You know you want to. For years you've been daydreaming about telling your boss and the rush you'll get when you walk out the door for the last time. But despite your fantasies of finally quitting your job and radically changing career direction, something has always stopped you.
Let me guess what that might be.
You, like everyone else, have heard that it's crazy to give up a solid job when you don't have another one lined up. So you've been waiting around for the right opportunity to fall in your lap before you finally call it quits on your mediocre, old gig.
That sounds sensible, but it's actually bonkers, according to a recent article on Quartz by entrepreneur and author Tess Vigeland. For most folks, the only way you are going to really change your life, she argues, is if you just quit. Having done it herself, Vigeland offers a great step-by-step guide to making the leap without a safety net.
The logistics of quitting
Her advice totally goes against conventional wisdom, Vigeland admits, and following it is likely to be terrifying, but nonetheless she urges "everyone who's ever dreamed of setting fire to expense reports or tossing a uniform in the dumpster to take a flying leap in the year ahead."

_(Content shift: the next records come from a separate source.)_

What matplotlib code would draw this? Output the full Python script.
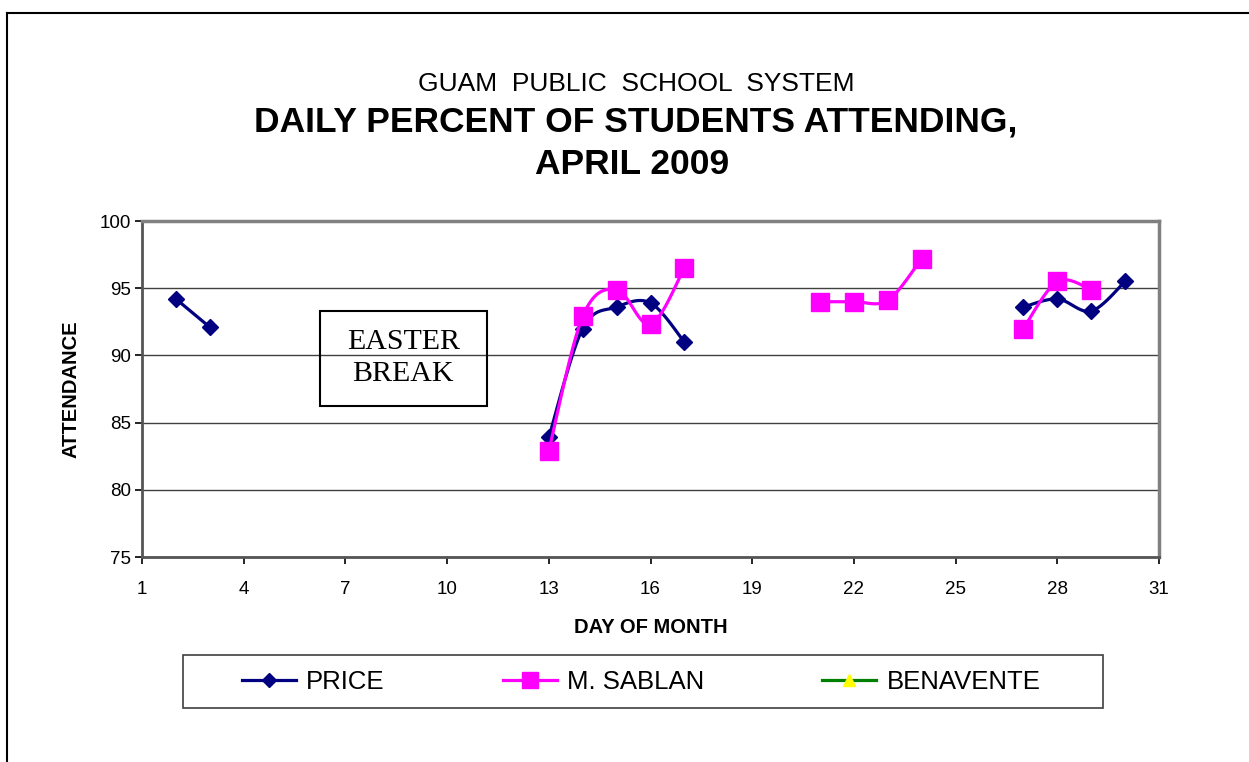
import numpy as np
import matplotlib
matplotlib.use("Agg")
import matplotlib.pyplot as plt
from matplotlib.lines import Line2D
from matplotlib.patches import Rectangle

# ---- data ----
days = list(range(1, 31))
nan = np.nan
price = {2: 94.2, 3: 92.1, 13: 83.9, 14: 92.0, 15: 93.6, 16: 93.9, 17: 91.0,
         27: 93.6, 28: 94.2, 29: 93.3, 30: 95.5}
sablan = {13: 82.9, 14: 92.9, 15: 94.9, 16: 92.3, 17: 96.5,
          21: 94.0, 22: 94.0, 23: 94.1, 24: 97.2,
          27: 92.0, 28: 95.5, 29: 94.9}
benavente = {}
price_vals = [price.get(d, nan) for d in days]
sablan_vals = [sablan.get(d, nan) for d in days]
benavente_vals = [benavente.get(d, nan) for d in days]

series_names = ["PRICE", "M. SABLAN", "BENAVENTE"]
xticks = list(range(1, 32, 3))
yticks = list(range(75, 101, 5))

plt.rcParams['font.family'] = ['Liberation Sans', 'DejaVu Sans']

W, H = 1249, 762
fig = plt.figure(figsize=(W / 100, H / 100), dpi=100)
L, R, T, B = 142, 1159, 221, 557
ax = fig.add_axes([L / W, 1 - B / H, (R - L) / W, (B - T) / H])


def smooth_segments(x, y, n=24):
    x = np.asarray(x, float)
    y = np.asarray(y, float)
    ok = np.isfinite(y)
    segs = []
    cur = []
    for xi, yi, oi in zip(x, y, ok):
        if oi:
            cur.append((xi, yi))
        else:
            if cur:
                segs.append(np.array(cur))
            cur = []
    if cur:
        segs.append(np.array(cur))
    out = []
    for P in segs:
        m = len(P)
        if m == 1:
            out.append(P)
            continue
        pts = []
        for i in range(m - 1):
            p0 = P[i - 1] if i > 0 else P[i]
            p1 = P[i]
            p2 = P[i + 1]
            p3 = P[i + 2] if i + 2 < m else P[i + 1]
            c1 = p1 + (p2 - p0) / 6.0
            c2 = p2 - (p3 - p1) / 6.0
            t = np.linspace(0, 1, n)[:, None]
            b = ((1 - t) ** 3) * p1 + 3 * ((1 - t) ** 2) * t * c1 + 3 * (1 - t) * t ** 2 * c2 + t ** 3 * p2
            pts.append(b if i == 0 else b[1:])
        out.append(np.vstack(pts))
    return out


styles = [
    dict(color="#000080", marker="D", mfc="#000080", mec="#000080", ms=8.5),
    dict(color="#FF00FF", marker="s", mfc="#FF00FF", mec="#FF00FF", ms=13),
    dict(color="#008000", marker="^", mfc="#FFFF00", mec="#FFFF00", ms=10),
]
data = [price_vals, sablan_vals, benavente_vals]
handles = []
for k, (vals, st) in enumerate(zip(data, styles)):
    for seg in smooth_segments(days, vals):
        ax.plot(seg[:, 0], seg[:, 1], color=st["color"], lw=2.3, zorder=3 + k)
    ax.plot(days, vals, ls="none", marker=st["marker"], ms=st["ms"],
            mfc=st["mfc"], mec=st["mec"], zorder=4 + k)
    handles.append(Line2D([0], [0], color=st["color"], lw=2.3, marker=st["marker"],
                          ms=st["ms"] * 0.85, mfc=st["mfc"], mec=st["mec"]))

ax.set_xlim(1, 31)
ax.set_ylim(75, 100)
ax.set_xticks(xticks)
ax.set_yticks(yticks)
ax.tick_params(axis="both", direction="out", length=5, width=1.2, color="black",
               labelsize=13.5)
ax.tick_params(axis="x", pad=12)
ax.tick_params(axis="y", pad=3)
ax.yaxis.grid(True, color="#404040", lw=1)
ax.set_axisbelow(True)
for s in ["top", "right"]:
    ax.spines[s].set_color("#808080")
    ax.spines[s].set_linewidth(2.5)
for s in ["left", "bottom"]:
    ax.spines[s].set_color("#555555")
    ax.spines[s].set_linewidth(2.0)

ax.set_xlabel("DAY OF MONTH", fontsize=14.5, fontweight="bold", labelpad=15)
ax.set_ylabel("ATTENDANCE", fontsize=14.5, fontweight="bold", labelpad=14)

# Easter break box
ax.add_patch(Rectangle((6.24, 86.2), 11.18 - 6.24, 93.3 - 86.2, fill=False,
                       ec="black", lw=1.5, zorder=6))
ax.text((6.24 + 11.18) / 2, (86.2 + 93.3) / 2 + 0.05, "EASTER\nBREAK", ha="center",
        va="center", fontsize=21.5, family="Liberation Serif", linespacing=1.28, zorder=7)

# titles
fig.text(636 / W, 1 - 84 / H, "GUAM  PUBLIC  SCHOOL  SYSTEM", ha="center", va="center",
         fontsize=19)
fig.text(636 / W, 1 - 122 / H, "DAILY PERCENT OF STUDENTS ATTENDING,", ha="center",
         va="center", fontsize=25.5, fontweight="bold")
fig.text(632 / W, 1 - 164 / H, "APRIL 2009", ha="center", va="center", fontsize=25.5,
         fontweight="bold")

# legend
fig.patches.append(Rectangle((183 / W, 1 - 708 / H), (1103 - 183) / W, (708 - 655) / H,
                             transform=fig.transFigure, fill=False, ec="#404040", lw=1.2))
fig.legend(handles, series_names, loc="center", bbox_to_anchor=(641 / W, 1 - 682 / H),
           ncol=3, frameon=False, fontsize=18.5, handlelength=2.1, handletextpad=0.4,
           columnspacing=4.6)

# outer border
fig.add_artist(Line2D([7 / W, 1], [1 - 13 / H, 1 - 13 / H], transform=fig.transFigure,
                      color="black", lw=1.5))
fig.add_artist(Line2D([7 / W, 7 / W], [0, 1 - 13 / H], transform=fig.transFigure,
                      color="black", lw=1.5))

fig.savefig("out.png", dpi=100)
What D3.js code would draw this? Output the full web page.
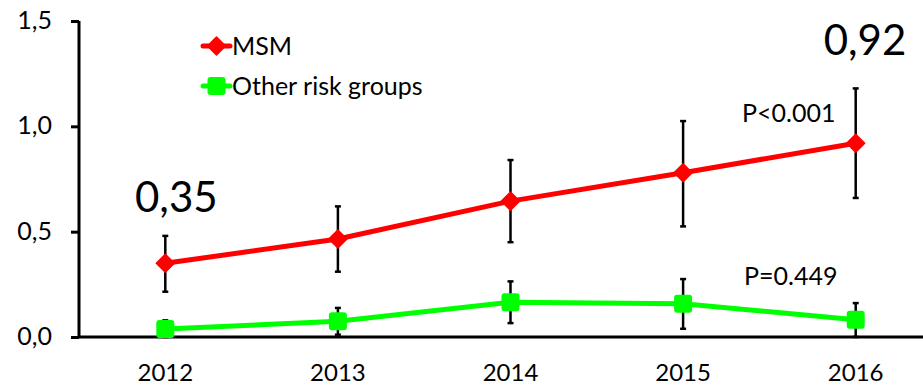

She isn't totally crazy, though. Vigeland mixes her full-throated call for a brave dive into the unknown with advice on how to manage both the psychological challenges and practical realities of just quitting your job. For example, save some money first, she sensibly suggests, and also run the idea by your family to get their buy-in.
Then "decide what your worst-case scenario is, and how far down the road toward that worst-case scenario you are willing to go," she writes. "What kind of income loss are you willing to accept, and for how long?"
The emotions of quitting
The more fascinating part of her article, however, deals with emotions, not budgets. Career is so central to many of our identities that giving up your job can be deeply unsettling. People will look at you a little funny, Vigeland warns readers, so prepare yourself to be able to withstand subtle pressure to get back to work at a job--no matter how ill fitting--ASAP.
"Even meeting someone new at a dinner party can throw you off. Their first question will probably be, 'Hey, what do you do?'" she points out. "So come up with an answer to that infernal question in advance. What's your elevator pitch as to why you're making this career leap and how you're managing it?" She suggests something like: "I've given myself a sabbatical from my long career as a lawyer/teacher/professional skydiver to figure out what I want to do with the rest of my life."
But it's not just external pressure that will be driving you toward aimless productivity before you've figured out what you really want to do. "You're probably going to have to get through some really tough, agonizing personal growth before you can settle into a new career," Vigeland notes. "Especially at first, you'll feel a constant pressure to be productive and be Doing Something to get a job."
Resist that urge. "You don't want to be sitting on the couch eating bonbons and getting depressed, but take some time to enjoy life while you're figuring out what comes next," Vigeland suggests. It's fine to meander a bit on the road to a new career, stopping to smell the roses as you do, but make sure you make some progress.
"Be sure to network," Vigeland concludes. "Make lists of the things you loved about your last job and what you didn't love. Figure out what your priorities are for a new workplace. But don't panic and take the first offer you get just because you feel like you have to be productive."